Another approach is to use a Promise that resolves once at module load time:

const dbPromise = (async () => {
    return await Database.connect({
        host: "mydb.example.com",
        user: "admin",
        password: "secret"
    });
})();

exports.handler = async (event, context) => {
    const db = await dbPromise;
    const result = await db.query("SELECT * FROM users");
    return { statusCode: 200, body: JSON.stringify(result) };
};

Both approaches work; choose based on your preference and whether you want the connection attempt to happen eagerly (at module load) or lazily (on first handler invocation).

Measuring the Impact#

To understand whether environment reuse is actually helping your function, measure both cold-start and warm-start latency. CloudWatch Logs Insights can help:

fields @duration
| stats avg(@duration) as avg_duration, 
        pct(@duration, 99) as p99_duration 
by ispresent(@initDuration) as has_init

This query separates invocations with @initDuration (cold starts) from those without (warm starts). The difference in average duration shows the real-world benefit you’re getting.

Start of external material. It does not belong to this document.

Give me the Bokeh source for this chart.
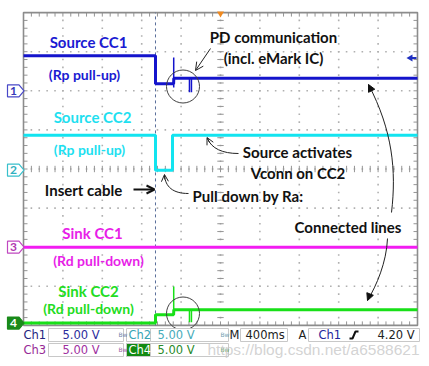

You can also use AWS X-Ray to trace where time is being spent. X-Ray shows whether your optimizations are actually reducing database connection time or other overhead.

Conclusion#

Execution environment reuse is a powerful feature that can dramatically improve Lambda function performance when used correctly. By caching database connections, SDK clients, and carefully selected credentials, you can reduce cold-start overhead and improve warm-start latency significantly. The key is understanding what state persists, designing defensively to handle environment recycling, and being careful never to leak user-specific or sensitive data across invocation boundaries.

The patterns discussed here—connection pooling, SDK client caching, parameter caching, and in-memory LRU caches—are foundational techniques for optimizing serverless applications. They’re also common interview and exam questions because they touch on both performance and security, two critical concerns in cloud architecture.

Start by identifying the most expensive operations in your functions. Database connections, SDK initialization, and external API calls are excellent candidates for caching. Add defensive reconnection logic, monitor your CloudWatch logs to understand environment lifecycle, and measure the actual impact. With these practices in place, your Lambda functions will be faster, more efficient, and better prepared for production workloads.